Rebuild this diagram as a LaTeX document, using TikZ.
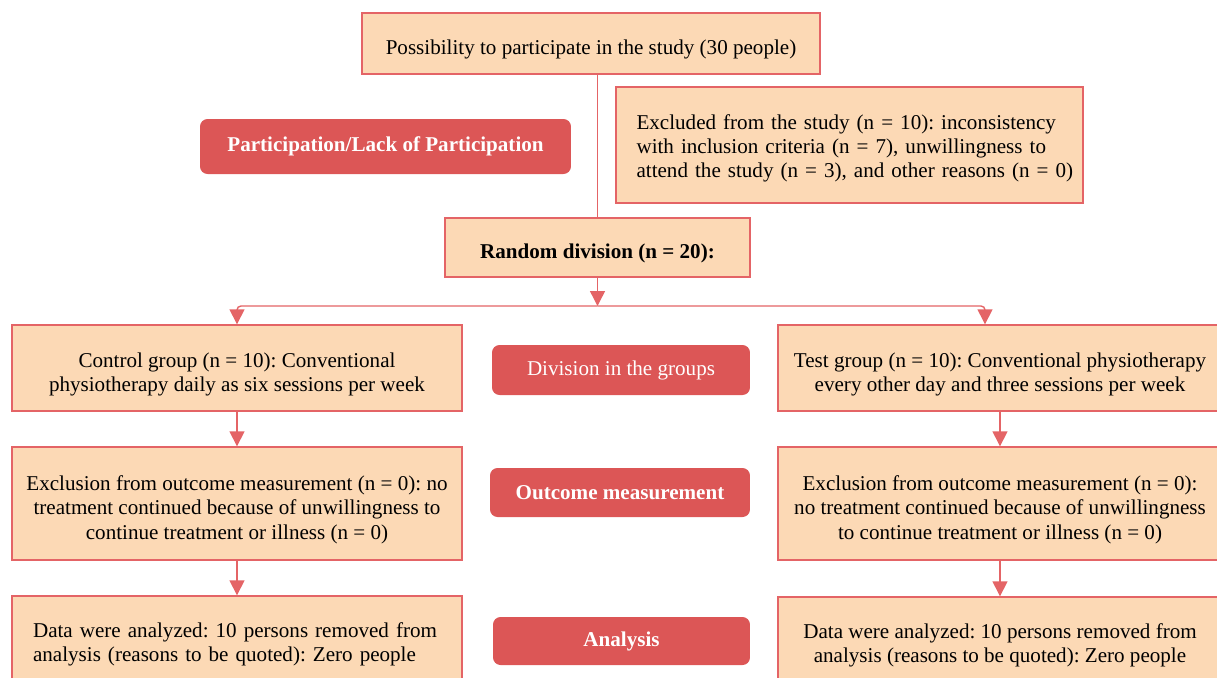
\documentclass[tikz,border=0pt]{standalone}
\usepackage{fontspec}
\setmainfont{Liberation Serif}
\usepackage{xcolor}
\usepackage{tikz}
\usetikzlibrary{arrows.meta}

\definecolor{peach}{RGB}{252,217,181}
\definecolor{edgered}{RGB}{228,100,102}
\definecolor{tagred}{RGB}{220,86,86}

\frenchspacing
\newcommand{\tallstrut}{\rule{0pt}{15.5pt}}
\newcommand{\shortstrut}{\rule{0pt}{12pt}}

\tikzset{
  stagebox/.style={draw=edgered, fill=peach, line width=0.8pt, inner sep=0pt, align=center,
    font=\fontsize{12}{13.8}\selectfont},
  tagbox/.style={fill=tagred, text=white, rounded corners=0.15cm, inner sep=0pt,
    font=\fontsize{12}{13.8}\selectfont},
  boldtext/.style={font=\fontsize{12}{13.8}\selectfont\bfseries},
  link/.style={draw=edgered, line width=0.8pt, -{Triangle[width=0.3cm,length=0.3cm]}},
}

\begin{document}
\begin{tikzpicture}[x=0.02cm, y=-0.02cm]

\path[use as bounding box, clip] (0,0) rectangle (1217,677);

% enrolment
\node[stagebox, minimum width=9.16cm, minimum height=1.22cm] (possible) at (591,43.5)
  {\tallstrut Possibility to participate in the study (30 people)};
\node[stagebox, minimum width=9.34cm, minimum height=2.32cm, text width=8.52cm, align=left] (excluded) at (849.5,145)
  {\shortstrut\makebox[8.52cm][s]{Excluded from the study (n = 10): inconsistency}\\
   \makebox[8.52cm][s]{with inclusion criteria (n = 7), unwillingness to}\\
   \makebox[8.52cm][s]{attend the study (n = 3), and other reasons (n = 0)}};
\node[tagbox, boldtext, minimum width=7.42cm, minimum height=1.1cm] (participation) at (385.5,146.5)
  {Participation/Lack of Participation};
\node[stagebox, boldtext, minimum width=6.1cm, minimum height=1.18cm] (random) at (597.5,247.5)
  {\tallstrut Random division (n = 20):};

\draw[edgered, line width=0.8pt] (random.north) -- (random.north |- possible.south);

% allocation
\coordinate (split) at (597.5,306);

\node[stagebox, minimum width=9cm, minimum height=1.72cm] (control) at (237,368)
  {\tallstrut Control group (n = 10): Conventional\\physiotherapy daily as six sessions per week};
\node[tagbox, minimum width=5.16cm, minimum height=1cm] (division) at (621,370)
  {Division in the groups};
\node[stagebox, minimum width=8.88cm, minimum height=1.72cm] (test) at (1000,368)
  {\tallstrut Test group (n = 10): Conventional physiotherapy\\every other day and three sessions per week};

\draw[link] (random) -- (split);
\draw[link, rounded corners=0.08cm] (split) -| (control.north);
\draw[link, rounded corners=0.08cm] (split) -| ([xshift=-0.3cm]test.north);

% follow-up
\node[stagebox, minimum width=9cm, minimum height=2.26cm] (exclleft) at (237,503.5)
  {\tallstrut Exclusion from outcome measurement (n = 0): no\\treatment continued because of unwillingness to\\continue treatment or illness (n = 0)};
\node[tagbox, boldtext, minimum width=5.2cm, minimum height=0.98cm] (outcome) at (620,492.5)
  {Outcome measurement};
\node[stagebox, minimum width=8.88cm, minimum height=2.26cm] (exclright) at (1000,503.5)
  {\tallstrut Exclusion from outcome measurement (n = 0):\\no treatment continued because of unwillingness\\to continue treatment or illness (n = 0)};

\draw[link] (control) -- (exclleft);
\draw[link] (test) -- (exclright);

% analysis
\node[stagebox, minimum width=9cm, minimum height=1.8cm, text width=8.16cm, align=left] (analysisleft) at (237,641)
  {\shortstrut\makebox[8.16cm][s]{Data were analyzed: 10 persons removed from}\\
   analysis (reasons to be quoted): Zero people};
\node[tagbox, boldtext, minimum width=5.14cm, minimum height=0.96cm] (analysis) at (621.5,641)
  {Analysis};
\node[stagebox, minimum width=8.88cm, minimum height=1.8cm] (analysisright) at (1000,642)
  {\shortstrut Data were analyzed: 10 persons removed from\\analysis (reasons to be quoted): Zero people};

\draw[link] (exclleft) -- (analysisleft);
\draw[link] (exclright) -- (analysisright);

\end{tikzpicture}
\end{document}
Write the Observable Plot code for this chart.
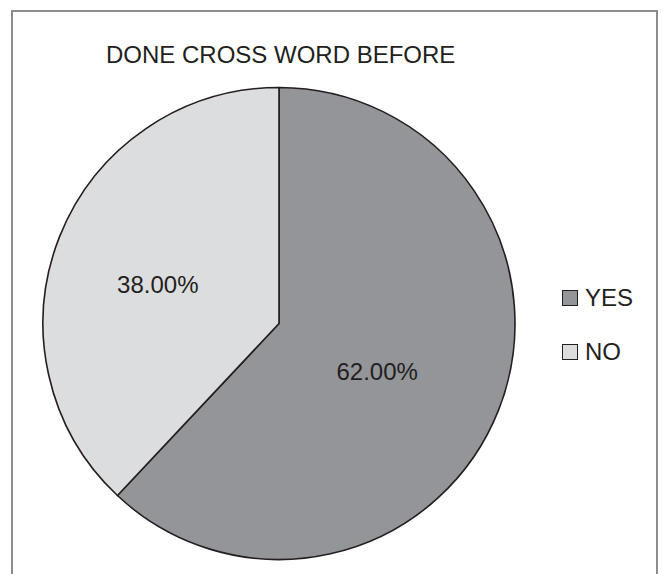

◆ ◆ ◆

§ **Set exercise**
Collect the complete line wherever the string "this" appears in the records.

§ **Task answer**
Rebuild this diagram as a LaTeX document, using TikZ.
Write the Observable Plot code for this chart.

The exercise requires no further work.